I don't think you understand the concept of "initial" or the concept of when Time = Zero.
Perhaps you are thinking that no dropping mechanism is capable of releasing an object quick enough to instantly release it before it starts accelerating. MCAT writers have amazing technology that is up to the challenge and you should assume that the instant after release, no time has passed and velocity is zero.
To respond to this I'm just going to quote
@Chrisz because it was probably the most concise and "MCAT accurate" post in the thread.
I really hope anyone reading this understands that when you drop something the initial velocity is zero. It is fundamental to scoring high marks on the MCAT.
Lastly at T=0; Vi=Vo; so we only have to interpret what is considered "the system".
If you interpret the balloon at it's own system as was suggested earlier then momentum is unchanged because mass and velocity do not change.
If you interpret the package/balloon system together and that mass is lost (as stated in the answer key), then Velocity is unchanged and mass is decreased. (p=M*V) so P decreases.
What the book is trying to do is say that: (1), the package/balloon system was together and as you release the package the balloon loses mass... And (2) you should
use the same mass when calculating the momentum before and after release?? No.
Those two things inherently disagree with one another. The only way for the balloon to accelerate up is to decrease it's mass but the argument is that initial momentum is ([Mpackage+Mballoon]*Velocity), and final momentum is still ([Mpackage+Mballon]*Velocity) but this second calculation ignores the decrease in mass that was the cause of the initial acceleration.

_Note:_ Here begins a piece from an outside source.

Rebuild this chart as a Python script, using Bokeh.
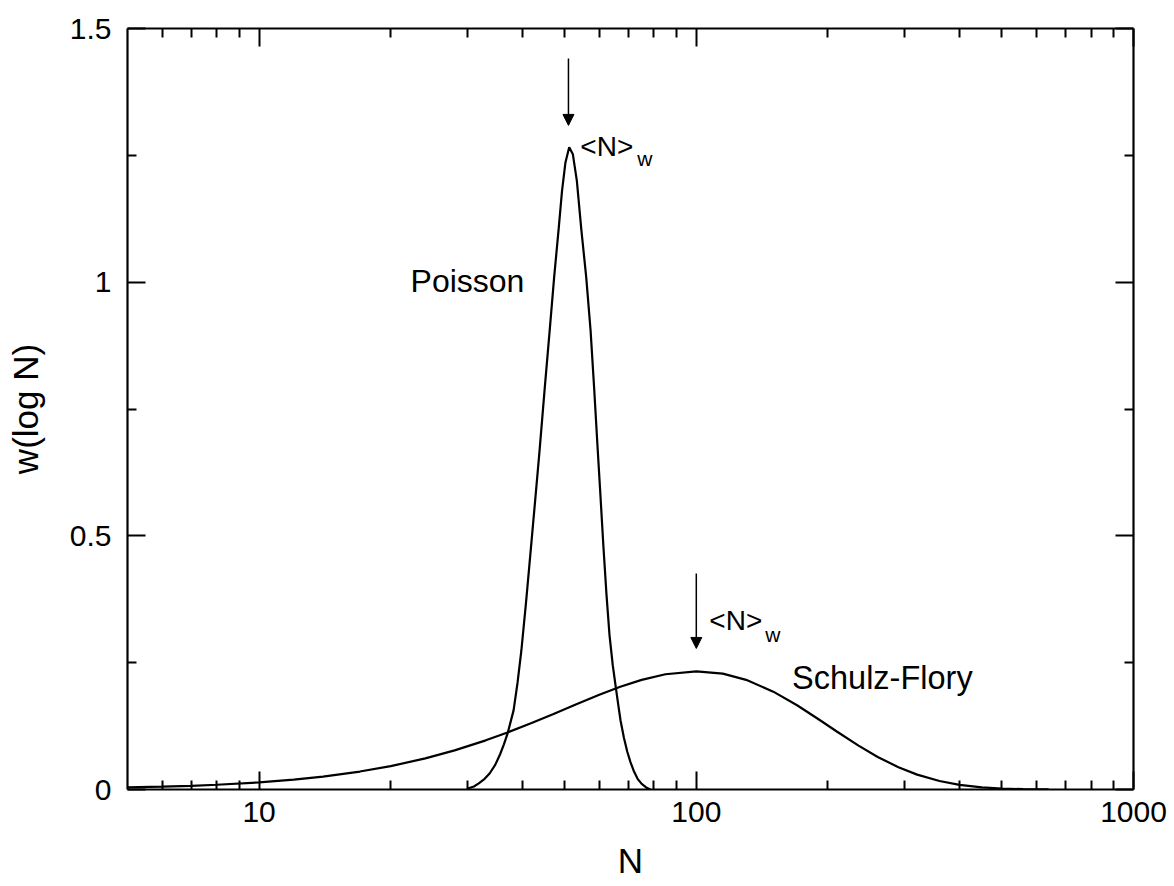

Lastly, my previous post addressed the issue that
@BerkReviewTeach was trying give by saying that if you lose mass, some
near-infinitely small amount of time must have passed.. OK Sure, even with that belief a
near-infinitely small velocity change has occurred, while a very measurable change in mass results in the net change in momentum of the balloon after release to have decreased.
Simple proof with ridiculous numbers. Say the balloon was "super"-helium and floating up at a constant 98 meters per second. You then drop HALF your weight. How long would it take before the acceleration due to buoyancy allows the momentum of the balloon after dropping to equal the momentum before dropping.
ANSWER: 20 SECONDS, how is that instantly? Sure eventually the acceleration would allow the balloons velocity to become the more important factor but for the first 20 seconds the loss in mass is more important. This scales down to realistic numbers but the bottom line is NO MATTER HOW SLOW THE BALLOON WAS INITIALLY TRAVELING, THE LOSS IN MASS IS ALWAYS GOING TO BE THE FIRST THING TO HIT MOMENTUM. done.
Regardless of if you believe no time has passed, or some almost infinitely small time has passed, either way, around the "instant" of release, Momentum initially decreases by dropping weight.
@BerkReviewTeach No disrespect intended. I hope the forum remains a place where interpretation can be challenged and discussed for overall improved understanding. I will try not to take offence to your allegations of misinformation. You should do the same.
The question states that the package is "released", as in let go with no force exerted. So it does not have momentum downward. In fact the instant before release the balloon and package were moving at a constant velocity up, so it reasons that at the instant of release the package is still moving up and therefore, the momentum of the package at release is UP!. Again answer is wrong, wow.